- [Task objective]
Return the listing below verbatim. Pictures do not belong in the copy.

- [Material]
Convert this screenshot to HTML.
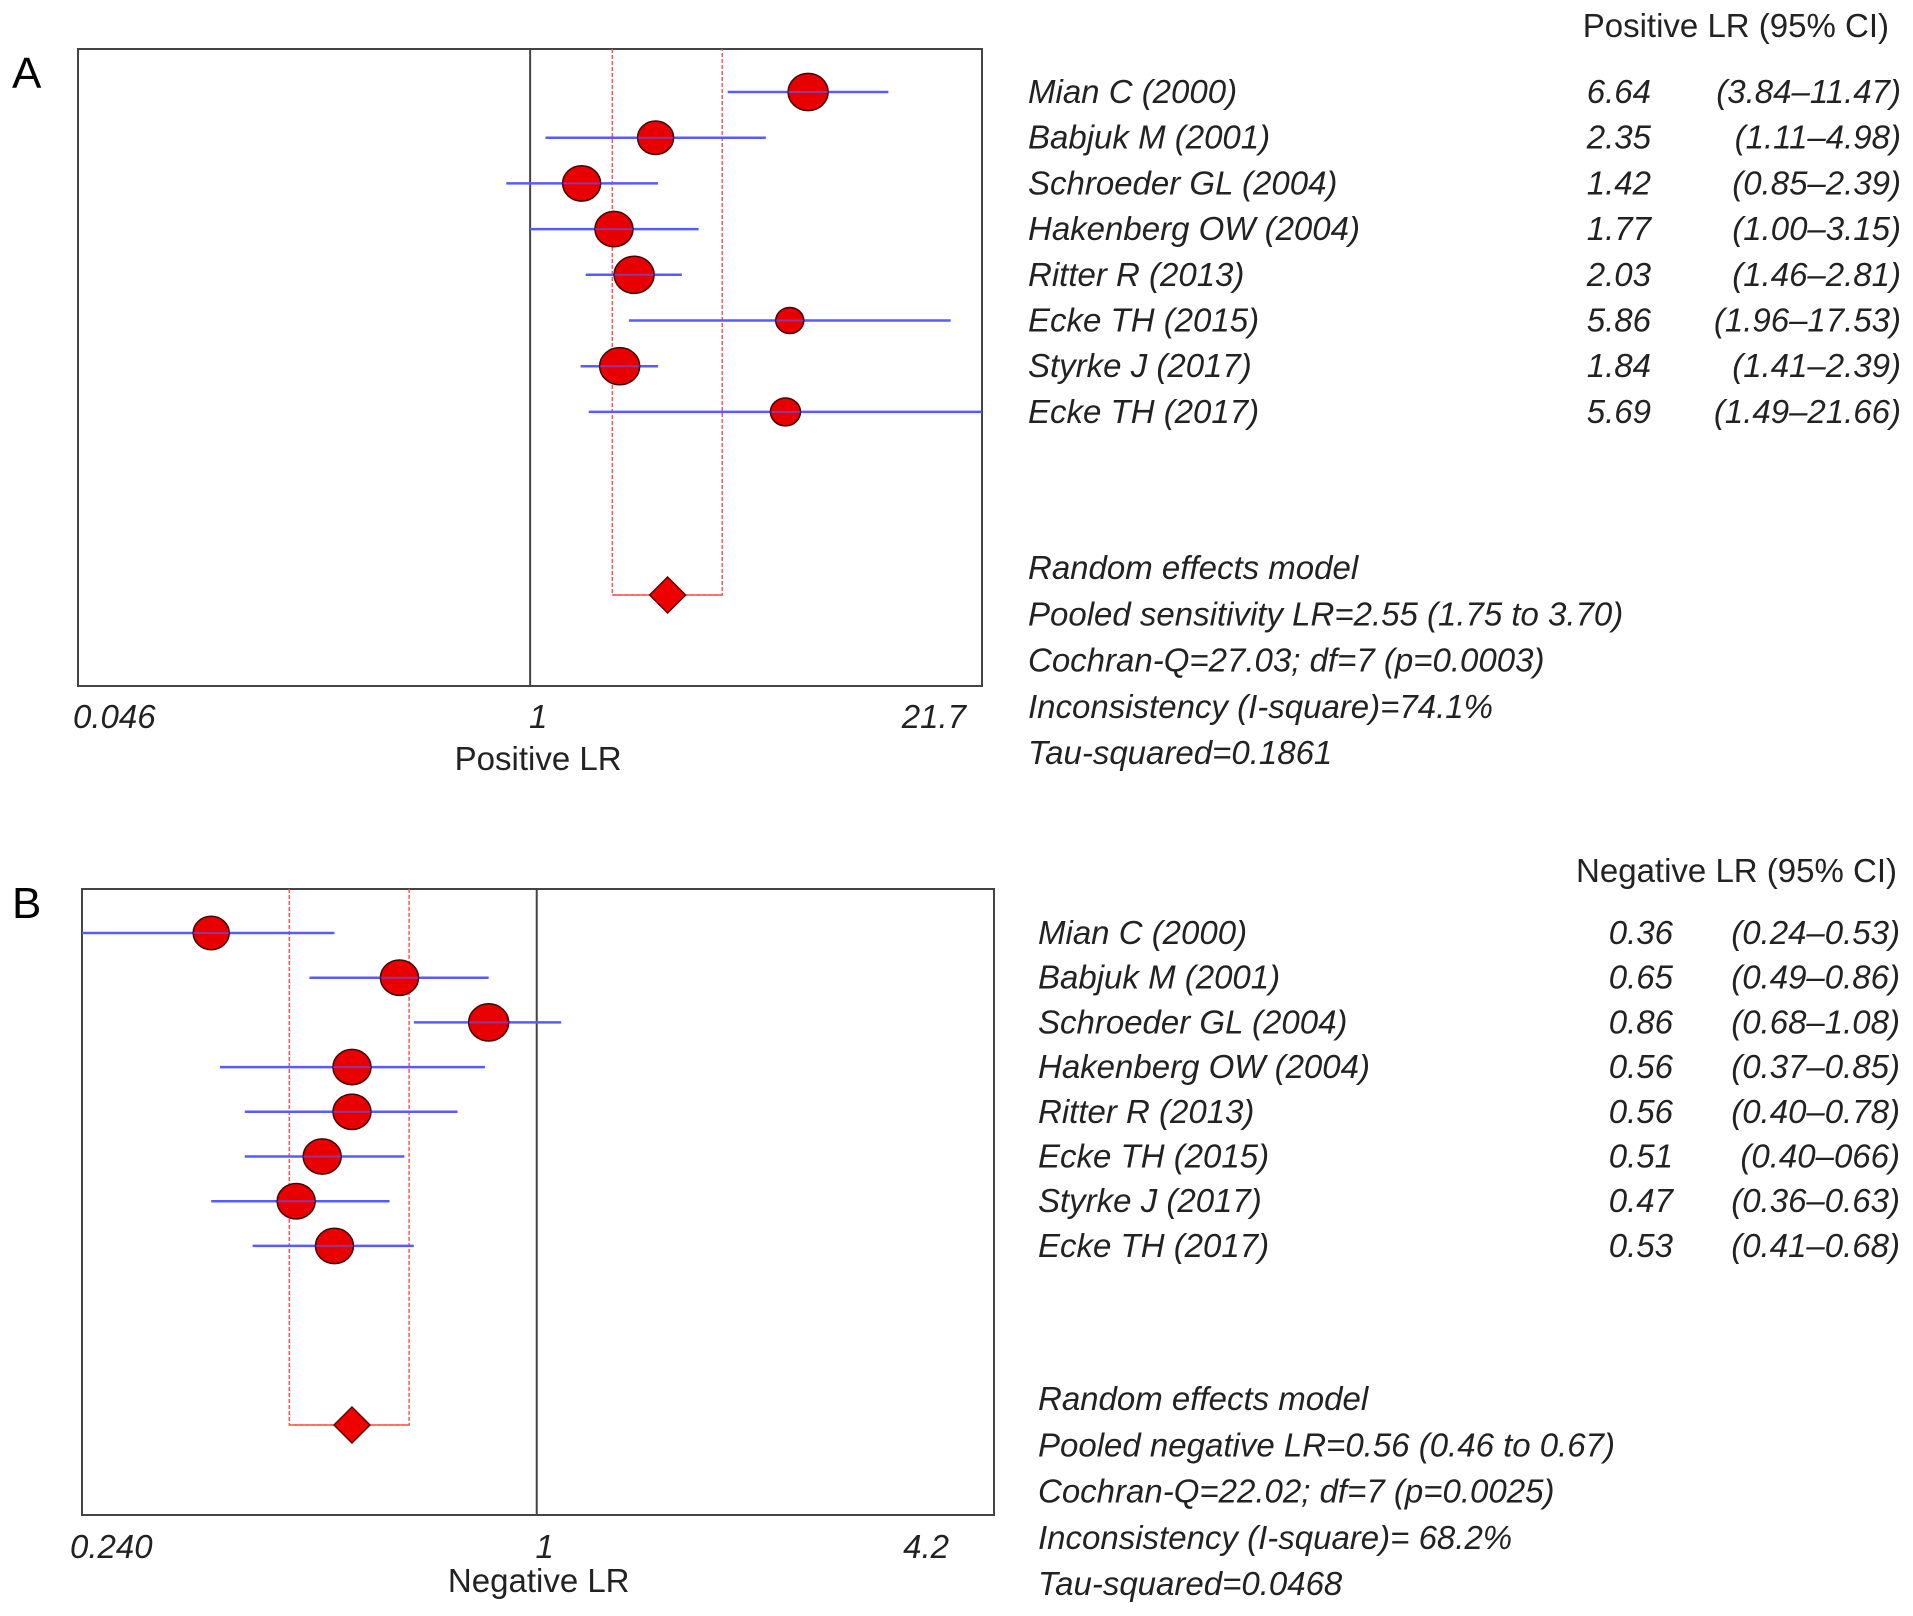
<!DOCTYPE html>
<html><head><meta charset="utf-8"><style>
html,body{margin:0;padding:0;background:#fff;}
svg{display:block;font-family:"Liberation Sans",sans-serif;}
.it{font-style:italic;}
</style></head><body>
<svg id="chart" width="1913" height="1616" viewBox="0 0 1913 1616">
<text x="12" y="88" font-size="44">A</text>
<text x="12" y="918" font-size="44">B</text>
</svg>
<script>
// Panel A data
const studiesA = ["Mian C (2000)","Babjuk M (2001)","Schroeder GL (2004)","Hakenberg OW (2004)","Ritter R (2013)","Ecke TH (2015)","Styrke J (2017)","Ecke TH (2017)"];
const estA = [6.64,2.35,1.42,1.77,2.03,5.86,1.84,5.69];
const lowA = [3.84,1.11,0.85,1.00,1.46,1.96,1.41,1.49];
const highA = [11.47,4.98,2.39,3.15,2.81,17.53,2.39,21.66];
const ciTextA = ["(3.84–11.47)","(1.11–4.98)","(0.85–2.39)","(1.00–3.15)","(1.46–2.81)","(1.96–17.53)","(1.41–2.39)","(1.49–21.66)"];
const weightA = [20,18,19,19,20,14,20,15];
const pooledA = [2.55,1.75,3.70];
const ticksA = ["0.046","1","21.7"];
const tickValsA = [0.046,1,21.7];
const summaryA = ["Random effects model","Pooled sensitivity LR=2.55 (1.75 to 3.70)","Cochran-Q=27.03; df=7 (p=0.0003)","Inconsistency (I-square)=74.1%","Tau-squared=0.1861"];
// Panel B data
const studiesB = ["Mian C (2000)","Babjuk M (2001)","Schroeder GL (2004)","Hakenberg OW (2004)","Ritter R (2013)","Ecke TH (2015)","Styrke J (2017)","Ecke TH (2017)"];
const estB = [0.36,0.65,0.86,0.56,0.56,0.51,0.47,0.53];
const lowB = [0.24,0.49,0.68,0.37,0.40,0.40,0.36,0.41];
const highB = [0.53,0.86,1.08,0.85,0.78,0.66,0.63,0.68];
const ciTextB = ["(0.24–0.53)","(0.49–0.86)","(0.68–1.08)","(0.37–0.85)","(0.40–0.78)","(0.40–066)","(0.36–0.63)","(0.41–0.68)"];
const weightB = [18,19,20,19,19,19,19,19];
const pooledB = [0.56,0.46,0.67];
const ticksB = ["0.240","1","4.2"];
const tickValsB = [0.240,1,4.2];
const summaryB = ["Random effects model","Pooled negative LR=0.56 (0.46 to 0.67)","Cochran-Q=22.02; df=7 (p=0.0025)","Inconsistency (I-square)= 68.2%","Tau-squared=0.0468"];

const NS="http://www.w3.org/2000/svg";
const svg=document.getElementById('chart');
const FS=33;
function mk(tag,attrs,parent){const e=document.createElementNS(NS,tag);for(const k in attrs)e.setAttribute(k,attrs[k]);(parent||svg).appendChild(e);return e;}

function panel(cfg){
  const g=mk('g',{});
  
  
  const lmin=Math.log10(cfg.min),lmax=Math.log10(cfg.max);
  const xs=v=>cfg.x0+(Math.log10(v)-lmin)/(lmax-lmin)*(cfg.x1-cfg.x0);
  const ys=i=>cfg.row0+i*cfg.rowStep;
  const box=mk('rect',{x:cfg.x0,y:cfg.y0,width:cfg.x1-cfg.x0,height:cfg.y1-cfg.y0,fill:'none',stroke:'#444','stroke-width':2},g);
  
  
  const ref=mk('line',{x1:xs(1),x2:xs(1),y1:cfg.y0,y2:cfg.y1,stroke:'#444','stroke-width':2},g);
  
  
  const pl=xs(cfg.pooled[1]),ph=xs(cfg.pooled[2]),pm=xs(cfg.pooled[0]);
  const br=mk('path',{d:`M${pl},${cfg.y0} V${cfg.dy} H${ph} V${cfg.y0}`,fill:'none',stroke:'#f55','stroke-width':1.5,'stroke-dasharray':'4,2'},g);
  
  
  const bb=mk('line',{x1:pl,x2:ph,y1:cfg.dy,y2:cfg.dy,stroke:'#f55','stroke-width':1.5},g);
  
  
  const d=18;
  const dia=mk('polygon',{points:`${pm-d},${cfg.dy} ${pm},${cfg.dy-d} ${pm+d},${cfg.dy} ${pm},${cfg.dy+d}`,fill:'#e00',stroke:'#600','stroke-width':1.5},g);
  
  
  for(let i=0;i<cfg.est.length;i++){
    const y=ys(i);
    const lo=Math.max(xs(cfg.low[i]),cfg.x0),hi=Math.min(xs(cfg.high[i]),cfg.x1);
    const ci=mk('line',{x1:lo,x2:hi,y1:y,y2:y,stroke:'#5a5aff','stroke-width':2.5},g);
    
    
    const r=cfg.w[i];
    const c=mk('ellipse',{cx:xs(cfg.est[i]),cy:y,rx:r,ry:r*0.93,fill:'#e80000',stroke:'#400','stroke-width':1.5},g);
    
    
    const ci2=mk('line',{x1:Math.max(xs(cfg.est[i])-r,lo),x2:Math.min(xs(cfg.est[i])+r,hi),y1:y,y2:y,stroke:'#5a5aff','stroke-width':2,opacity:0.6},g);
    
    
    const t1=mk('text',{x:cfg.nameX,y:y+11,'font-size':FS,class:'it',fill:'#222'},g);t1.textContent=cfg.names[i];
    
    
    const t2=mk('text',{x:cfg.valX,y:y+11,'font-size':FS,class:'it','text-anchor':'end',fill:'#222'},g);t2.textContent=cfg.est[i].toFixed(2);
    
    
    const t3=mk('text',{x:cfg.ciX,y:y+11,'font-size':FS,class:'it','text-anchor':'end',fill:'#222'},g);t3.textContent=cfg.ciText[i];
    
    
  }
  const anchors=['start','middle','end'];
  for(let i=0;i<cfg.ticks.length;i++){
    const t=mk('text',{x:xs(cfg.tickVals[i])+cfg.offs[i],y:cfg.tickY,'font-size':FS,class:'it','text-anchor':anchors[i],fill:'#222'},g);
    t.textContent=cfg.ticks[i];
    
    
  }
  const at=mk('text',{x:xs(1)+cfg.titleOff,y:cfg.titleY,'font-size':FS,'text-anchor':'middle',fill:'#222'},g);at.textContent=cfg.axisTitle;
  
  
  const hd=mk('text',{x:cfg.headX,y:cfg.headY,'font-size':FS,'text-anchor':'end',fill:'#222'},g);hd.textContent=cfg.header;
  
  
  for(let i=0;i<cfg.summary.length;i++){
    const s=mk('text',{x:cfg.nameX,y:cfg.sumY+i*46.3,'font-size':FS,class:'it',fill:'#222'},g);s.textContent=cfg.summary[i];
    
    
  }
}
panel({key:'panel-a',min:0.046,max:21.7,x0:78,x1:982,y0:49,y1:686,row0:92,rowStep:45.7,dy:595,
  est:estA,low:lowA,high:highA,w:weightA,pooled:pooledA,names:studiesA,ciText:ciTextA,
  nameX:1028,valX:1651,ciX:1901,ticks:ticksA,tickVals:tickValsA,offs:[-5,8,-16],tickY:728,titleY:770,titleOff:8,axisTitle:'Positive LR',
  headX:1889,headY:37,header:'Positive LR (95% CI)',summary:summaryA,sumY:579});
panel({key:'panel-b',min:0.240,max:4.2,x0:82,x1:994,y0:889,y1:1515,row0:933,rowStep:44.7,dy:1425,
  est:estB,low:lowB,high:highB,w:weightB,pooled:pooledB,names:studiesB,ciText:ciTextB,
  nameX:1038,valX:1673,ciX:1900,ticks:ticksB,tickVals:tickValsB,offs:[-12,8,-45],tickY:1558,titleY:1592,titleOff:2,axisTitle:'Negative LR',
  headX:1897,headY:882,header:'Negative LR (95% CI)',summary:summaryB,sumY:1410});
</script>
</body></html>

- [Result of this task]
Convert this screenshot to HTML.
<!DOCTYPE html>
<html><head><meta charset="utf-8"><style>
html,body{margin:0;padding:0;background:#fff;}
svg{display:block;font-family:"Liberation Sans",sans-serif;}
.it{font-style:italic;}
</style></head><body>
<svg id="chart" width="1913" height="1616" viewBox="0 0 1913 1616">
<text x="12" y="88" font-size="44">A</text>
<text x="12" y="918" font-size="44">B</text>
</svg>
<script>
// Panel A data
const studiesA = ["Mian C (2000)","Babjuk M (2001)","Schroeder GL (2004)","Hakenberg OW (2004)","Ritter R (2013)","Ecke TH (2015)","Styrke J (2017)","Ecke TH (2017)"];
const estA = [6.64,2.35,1.42,1.77,2.03,5.86,1.84,5.69];
const lowA = [3.84,1.11,0.85,1.00,1.46,1.96,1.41,1.49];
const highA = [11.47,4.98,2.39,3.15,2.81,17.53,2.39,21.66];
const ciTextA = ["(3.84–11.47)","(1.11–4.98)","(0.85–2.39)","(1.00–3.15)","(1.46–2.81)","(1.96–17.53)","(1.41–2.39)","(1.49–21.66)"];
const weightA = [20,18,19,19,20,14,20,15];
const pooledA = [2.55,1.75,3.70];
const ticksA = ["0.046","1","21.7"];
const tickValsA = [0.046,1,21.7];
const summaryA = ["Random effects model","Pooled sensitivity LR=2.55 (1.75 to 3.70)","Cochran-Q=27.03; df=7 (p=0.0003)","Inconsistency (I-square)=74.1%","Tau-squared=0.1861"];
// Panel B data
const studiesB = ["Mian C (2000)","Babjuk M (2001)","Schroeder GL (2004)","Hakenberg OW (2004)","Ritter R (2013)","Ecke TH (2015)","Styrke J (2017)","Ecke TH (2017)"];
const estB = [0.36,0.65,0.86,0.56,0.56,0.51,0.47,0.53];
const lowB = [0.24,0.49,0.68,0.37,0.40,0.40,0.36,0.41];
const highB = [0.53,0.86,1.08,0.85,0.78,0.66,0.63,0.68];
const ciTextB = ["(0.24–0.53)","(0.49–0.86)","(0.68–1.08)","(0.37–0.85)","(0.40–0.78)","(0.40–066)","(0.36–0.63)","(0.41–0.68)"];
const weightB = [18,19,20,19,19,19,19,19];
const pooledB = [0.56,0.46,0.67];
const ticksB = ["0.240","1","4.2"];
const tickValsB = [0.240,1,4.2];
const summaryB = ["Random effects model","Pooled negative LR=0.56 (0.46 to 0.67)","Cochran-Q=22.02; df=7 (p=0.0025)","Inconsistency (I-square)= 68.2%","Tau-squared=0.0468"];

const NS="http://www.w3.org/2000/svg";
const svg=document.getElementById('chart');
const FS=33;
function mk(tag,attrs,parent){const e=document.createElementNS(NS,tag);for(const k in attrs)e.setAttribute(k,attrs[k]);(parent||svg).appendChild(e);return e;}

function panel(cfg){
  const g=mk('g',{});
  
  
  const lmin=Math.log10(cfg.min),lmax=Math.log10(cfg.max);
  const xs=v=>cfg.x0+(Math.log10(v)-lmin)/(lmax-lmin)*(cfg.x1-cfg.x0);
  const ys=i=>cfg.row0+i*cfg.rowStep;
  const box=mk('rect',{x:cfg.x0,y:cfg.y0,width:cfg.x1-cfg.x0,height:cfg.y1-cfg.y0,fill:'none',stroke:'#444','stroke-width':2},g);
  
  
  const ref=mk('line',{x1:xs(1),x2:xs(1),y1:cfg.y0,y2:cfg.y1,stroke:'#444','stroke-width':2},g);
  
  
  const pl=xs(cfg.pooled[1]),ph=xs(cfg.pooled[2]),pm=xs(cfg.pooled[0]);
  const br=mk('path',{d:`M${pl},${cfg.y0} V${cfg.dy} H${ph} V${cfg.y0}`,fill:'none',stroke:'#f55','stroke-width':1.5,'stroke-dasharray':'4,2'},g);
  
  
  const bb=mk('line',{x1:pl,x2:ph,y1:cfg.dy,y2:cfg.dy,stroke:'#f55','stroke-width':1.5},g);
  
  
  const d=18;
  const dia=mk('polygon',{points:`${pm-d},${cfg.dy} ${pm},${cfg.dy-d} ${pm+d},${cfg.dy} ${pm},${cfg.dy+d}`,fill:'#e00',stroke:'#600','stroke-width':1.5},g);
  
  
  for(let i=0;i<cfg.est.length;i++){
    const y=ys(i);
    const lo=Math.max(xs(cfg.low[i]),cfg.x0),hi=Math.min(xs(cfg.high[i]),cfg.x1);
    const ci=mk('line',{x1:lo,x2:hi,y1:y,y2:y,stroke:'#5a5aff','stroke-width':2.5},g);
    
    
    const r=cfg.w[i];
    const c=mk('ellipse',{cx:xs(cfg.est[i]),cy:y,rx:r,ry:r*0.93,fill:'#e80000',stroke:'#400','stroke-width':1.5},g);
    
    
    const ci2=mk('line',{x1:Math.max(xs(cfg.est[i])-r,lo),x2:Math.min(xs(cfg.est[i])+r,hi),y1:y,y2:y,stroke:'#5a5aff','stroke-width':2,opacity:0.6},g);
    
    
    const t1=mk('text',{x:cfg.nameX,y:y+11,'font-size':FS,class:'it',fill:'#222'},g);t1.textContent=cfg.names[i];
    
    
    const t2=mk('text',{x:cfg.valX,y:y+11,'font-size':FS,class:'it','text-anchor':'end',fill:'#222'},g);t2.textContent=cfg.est[i].toFixed(2);
    
    
    const t3=mk('text',{x:cfg.ciX,y:y+11,'font-size':FS,class:'it','text-anchor':'end',fill:'#222'},g);t3.textContent=cfg.ciText[i];
    
    
  }
  const anchors=['start','middle','end'];
  for(let i=0;i<cfg.ticks.length;i++){
    const t=mk('text',{x:xs(cfg.tickVals[i])+cfg.offs[i],y:cfg.tickY,'font-size':FS,class:'it','text-anchor':anchors[i],fill:'#222'},g);
    t.textContent=cfg.ticks[i];
    
    
  }
  const at=mk('text',{x:xs(1)+cfg.titleOff,y:cfg.titleY,'font-size':FS,'text-anchor':'middle',fill:'#222'},g);at.textContent=cfg.axisTitle;
  
  
  const hd=mk('text',{x:cfg.headX,y:cfg.headY,'font-size':FS,'text-anchor':'end',fill:'#222'},g);hd.textContent=cfg.header;
  
  
  for(let i=0;i<cfg.summary.length;i++){
    const s=mk('text',{x:cfg.nameX,y:cfg.sumY+i*46.3,'font-size':FS,class:'it',fill:'#222'},g);s.textContent=cfg.summary[i];
    
    
  }
}
panel({key:'panel-a',min:0.046,max:21.7,x0:78,x1:982,y0:49,y1:686,row0:92,rowStep:45.7,dy:595,
  est:estA,low:lowA,high:highA,w:weightA,pooled:pooledA,names:studiesA,ciText:ciTextA,
  nameX:1028,valX:1651,ciX:1901,ticks:ticksA,tickVals:tickValsA,offs:[-5,8,-16],tickY:728,titleY:770,titleOff:8,axisTitle:'Positive LR',
  headX:1889,headY:37,header:'Positive LR (95% CI)',summary:summaryA,sumY:579});
panel({key:'panel-b',min:0.240,max:4.2,x0:82,x1:994,y0:889,y1:1515,row0:933,rowStep:44.7,dy:1425,
  est:estB,low:lowB,high:highB,w:weightB,pooled:pooledB,names:studiesB,ciText:ciTextB,
  nameX:1038,valX:1673,ciX:1900,ticks:ticksB,tickVals:tickValsB,offs:[-12,8,-45],tickY:1558,titleY:1592,titleOff:2,axisTitle:'Negative LR',
  headX:1897,headY:882,header:'Negative LR (95% CI)',summary:summaryB,sumY:1410});
</script>
</body></html>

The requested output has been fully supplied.